***** Input records

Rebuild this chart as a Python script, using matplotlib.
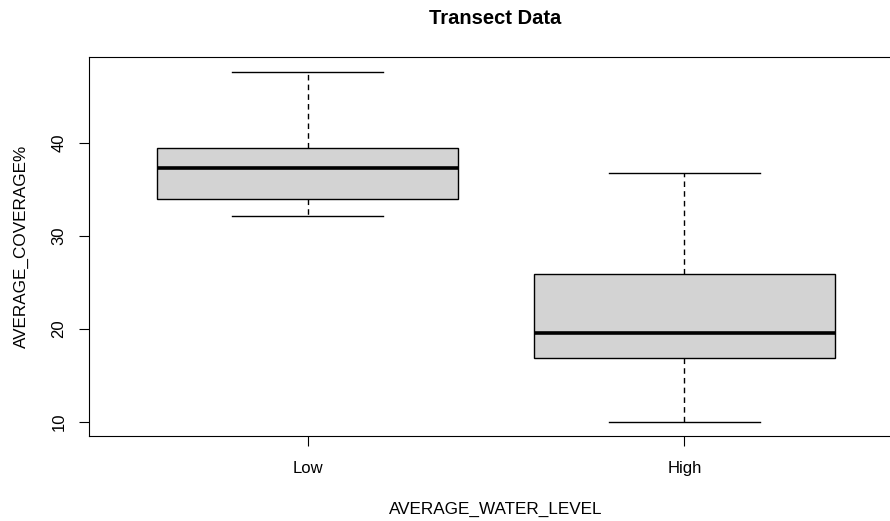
import matplotlib
matplotlib.use("Agg")
import matplotlib.pyplot as plt

plt.rcParams["font.family"] = ["Liberation Sans", "DejaVu Sans"]

# five-number summaries per water level group
groups = ["Low", "High"]
whisker_low = [32.2, 10.0]
q1 = [34.0, 16.9]
median = [37.3, 19.6]
q3 = [39.5, 25.9]
whisker_high = [47.6, 36.8]

stats = [
    {"label": g, "whislo": lo, "q1": a, "med": m, "q3": b, "whishi": hi}
    for g, lo, a, m, b, hi in zip(groups, whisker_low, q1, median, q3, whisker_high)
]

fig = plt.figure(figsize=(8.9, 5.21), dpi=100)
ax = fig.add_axes([0.1, 0.163, 0.9146, 0.7274])

ax.bxp(
    stats,
    positions=[1, 2],
    widths=0.8,
    showfliers=False,
    patch_artist=True,
    boxprops=dict(facecolor="#d3d3d3", edgecolor="black", linewidth=1.0),
    medianprops=dict(color="black", linewidth=2.6),
    whiskerprops=dict(color="black", linewidth=1.0, linestyle=(0, (4, 3))),
    capprops=dict(color="black", linewidth=1.0),
    capwidths=0.4,
)

ax.set_xlim(0.42, 2.58)
ax.set_ylim(8.5, 49.25)
ax.set_yticks([10, 20, 30, 40])
ax.set_yticklabels(["10", "20", "30", "40"], rotation=90, va="center")
ax.set_xticks([1, 2])
ax.set_xticklabels(groups)
ax.tick_params(axis="both", labelsize=12, length=7.2, width=0.8)
ax.tick_params(axis="x", pad=11)
ax.tick_params(axis="y", pad=9)
for s in ax.spines.values():
    s.set_linewidth(0.8)

ax.set_xlabel("AVERAGE_WATER_LEVEL", fontsize=12.3, labelpad=18.5)
ax.set_ylabel("AVERAGE_COVERAGE%", fontsize=12.3, labelpad=16)
fig.text(0.556, 0.965, "Transect Data", fontsize=14.5, fontweight="bold",
         ha="center", va="center")

fig.savefig("out.png", dpi=100)
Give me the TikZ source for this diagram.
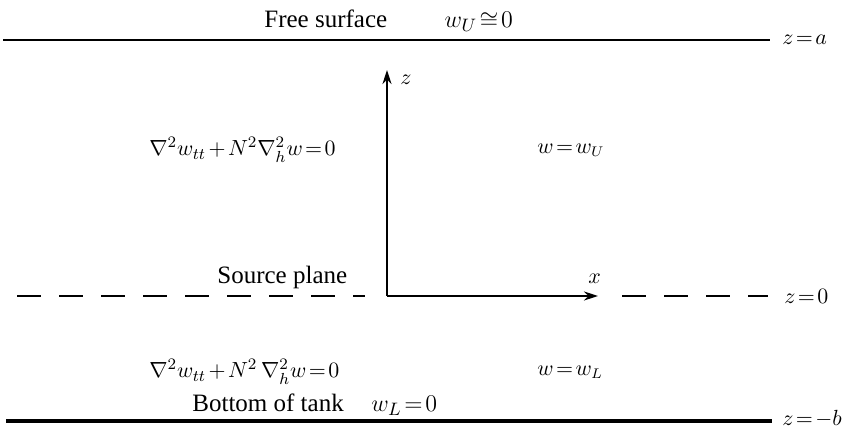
\documentclass[tikz,border=0pt]{standalone}
\usepackage{fontspec}
\setmainfont{Liberation Serif}
\usetikzlibrary{arrows.meta,positioning}
\newcommand\tightmath{\thickmuskip=2mu\relax\medmuskip=2mu\relax}

\begin{document}
\begin{tikzpicture}[x=0.5pt,y=-0.5pt,
  txt/.style={anchor=west,inner sep=1pt,font=\fontsize{12.5}{14}\selectfont\tightmath},
  eqn/.style={anchor=west,inner sep=1pt,font=\fontsize{10.5}{13}\selectfont\tightmath},
  lev/.style={anchor=west,inner sep=1pt,font=\fontsize{10.5}{13}\selectfont\tightmath},
  surf/.style={line width=1.1pt},
  plane/.style={line width=1.2pt,dash pattern=on 12pt off 9pt},
  bed/.style={line width=2.2pt},
  axis/.style={-{Stealth[length=7pt,width=4.5pt]},line width=1pt},
]
  \useasboundingbox (0,0) rectangle (848,427);

  % levels of the tank
  \coordinate (Sl) at (3,40);    \coordinate (Sr) at (770,40);
  \coordinate (Pl) at (17,296);  \coordinate (Pm) at (365,296);
  \coordinate (Pn) at (622,296); \coordinate (Pr) at (768,296);
  \coordinate (Bl) at (6,421);   \coordinate (Br) at (772,421);
  \draw[surf] (Sl) -- (Sr);
  \draw[plane] (Pl) -- (Pm);
  \draw[plane] (Pn) -- (Pr);
  \draw[bed] (Bl) -- (Br);
  \node[lev] (za) at (780,40) {$z=a$};
  \node[lev] (z0) at (782,296) {$z=0$};
  \node[lev] (zb) at (780,419) {$z=-b$};

  % axes
  \coordinate (O) at (387,296);
  \coordinate (Zt) at (387,70);
  \coordinate (Xt) at (598,296);
  \draw[axis] (O) -- (Zt);
  \draw[axis] (O) -- (Xt);
  \node[eqn] (zlab) at (398,80) {$z$};
  \node[eqn] (xlab) at (586,279) {$x$};

  % texts
  \node[txt] (free) at (262,21) {Free surface\hspace{2.3em}$w_U\cong0$};
  \node[eqn,font=\fontsize{11}{13}\selectfont\tightmath] (eqU) at (147,150) {$\nabla^2 w_{tt}+N^2\nabla_h^2 w=0$};
  \node[eqn] (wU) at (535,150) {$w=w_U$};
  \node[txt] (src) at (215,277) {Source plane};
  \node[eqn,font=\fontsize{11}{13}\selectfont\tightmath] (eqL) at (147,372) {$\nabla^2 w_{tt}+N^2\,\nabla_h^2 w=0$};
  \node[eqn] (wL) at (535,372) {$w=w_L$};
  \node[txt] (bot) at (190,405) {Bottom of tank\hspace{1.1em}$w_L=0$};
\end{tikzpicture}
\end{document}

**********

Work required: Print all of the records shown above exactly, leaving out each picture.

Expected answer:
Rebuild this chart as a Python script, using matplotlib.
import matplotlib
matplotlib.use("Agg")
import matplotlib.pyplot as plt

plt.rcParams["font.family"] = ["Liberation Sans", "DejaVu Sans"]

# five-number summaries per water level group
groups = ["Low", "High"]
whisker_low = [32.2, 10.0]
q1 = [34.0, 16.9]
median = [37.3, 19.6]
q3 = [39.5, 25.9]
whisker_high = [47.6, 36.8]

stats = [
    {"label": g, "whislo": lo, "q1": a, "med": m, "q3": b, "whishi": hi}
    for g, lo, a, m, b, hi in zip(groups, whisker_low, q1, median, q3, whisker_high)
]

fig = plt.figure(figsize=(8.9, 5.21), dpi=100)
ax = fig.add_axes([0.1, 0.163, 0.9146, 0.7274])

ax.bxp(
    stats,
    positions=[1, 2],
    widths=0.8,
    showfliers=False,
    patch_artist=True,
    boxprops=dict(facecolor="#d3d3d3", edgecolor="black", linewidth=1.0),
    medianprops=dict(color="black", linewidth=2.6),
    whiskerprops=dict(color="black", linewidth=1.0, linestyle=(0, (4, 3))),
    capprops=dict(color="black", linewidth=1.0),
    capwidths=0.4,
)

ax.set_xlim(0.42, 2.58)
ax.set_ylim(8.5, 49.25)
ax.set_yticks([10, 20, 30, 40])
ax.set_yticklabels(["10", "20", "30", "40"], rotation=90, va="center")
ax.set_xticks([1, 2])
ax.set_xticklabels(groups)
ax.tick_params(axis="both", labelsize=12, length=7.2, width=0.8)
ax.tick_params(axis="x", pad=11)
ax.tick_params(axis="y", pad=9)
for s in ax.spines.values():
    s.set_linewidth(0.8)

ax.set_xlabel("AVERAGE_WATER_LEVEL", fontsize=12.3, labelpad=18.5)
ax.set_ylabel("AVERAGE_COVERAGE%", fontsize=12.3, labelpad=16)
fig.text(0.556, 0.965, "Transect Data", fontsize=14.5, fontweight="bold",
         ha="center", va="center")

fig.savefig("out.png", dpi=100)
Give me the TikZ source for this diagram.
\documentclass[tikz,border=0pt]{standalone}
\usepackage{fontspec}
\setmainfont{Liberation Serif}
\usetikzlibrary{arrows.meta,positioning}
\newcommand\tightmath{\thickmuskip=2mu\relax\medmuskip=2mu\relax}

\begin{document}
\begin{tikzpicture}[x=0.5pt,y=-0.5pt,
  txt/.style={anchor=west,inner sep=1pt,font=\fontsize{12.5}{14}\selectfont\tightmath},
  eqn/.style={anchor=west,inner sep=1pt,font=\fontsize{10.5}{13}\selectfont\tightmath},
  lev/.style={anchor=west,inner sep=1pt,font=\fontsize{10.5}{13}\selectfont\tightmath},
  surf/.style={line width=1.1pt},
  plane/.style={line width=1.2pt,dash pattern=on 12pt off 9pt},
  bed/.style={line width=2.2pt},
  axis/.style={-{Stealth[length=7pt,width=4.5pt]},line width=1pt},
]
  \useasboundingbox (0,0) rectangle (848,427);

  % levels of the tank
  \coordinate (Sl) at (3,40);    \coordinate (Sr) at (770,40);
  \coordinate (Pl) at (17,296);  \coordinate (Pm) at (365,296);
  \coordinate (Pn) at (622,296); \coordinate (Pr) at (768,296);
  \coordinate (Bl) at (6,421);   \coordinate (Br) at (772,421);
  \draw[surf] (Sl) -- (Sr);
  \draw[plane] (Pl) -- (Pm);
  \draw[plane] (Pn) -- (Pr);
  \draw[bed] (Bl) -- (Br);
  \node[lev] (za) at (780,40) {$z=a$};
  \node[lev] (z0) at (782,296) {$z=0$};
  \node[lev] (zb) at (780,419) {$z=-b$};

  % axes
  \coordinate (O) at (387,296);
  \coordinate (Zt) at (387,70);
  \coordinate (Xt) at (598,296);
  \draw[axis] (O) -- (Zt);
  \draw[axis] (O) -- (Xt);
  \node[eqn] (zlab) at (398,80) {$z$};
  \node[eqn] (xlab) at (586,279) {$x$};

  % texts
  \node[txt] (free) at (262,21) {Free surface\hspace{2.3em}$w_U\cong0$};
  \node[eqn,font=\fontsize{11}{13}\selectfont\tightmath] (eqU) at (147,150) {$\nabla^2 w_{tt}+N^2\nabla_h^2 w=0$};
  \node[eqn] (wU) at (535,150) {$w=w_U$};
  \node[txt] (src) at (215,277) {Source plane};
  \node[eqn,font=\fontsize{11}{13}\selectfont\tightmath] (eqL) at (147,372) {$\nabla^2 w_{tt}+N^2\,\nabla_h^2 w=0$};
  \node[eqn] (wL) at (535,372) {$w=w_L$};
  \node[txt] (bot) at (190,405) {Bottom of tank\hspace{1.1em}$w_L=0$};
\end{tikzpicture}
\end{document}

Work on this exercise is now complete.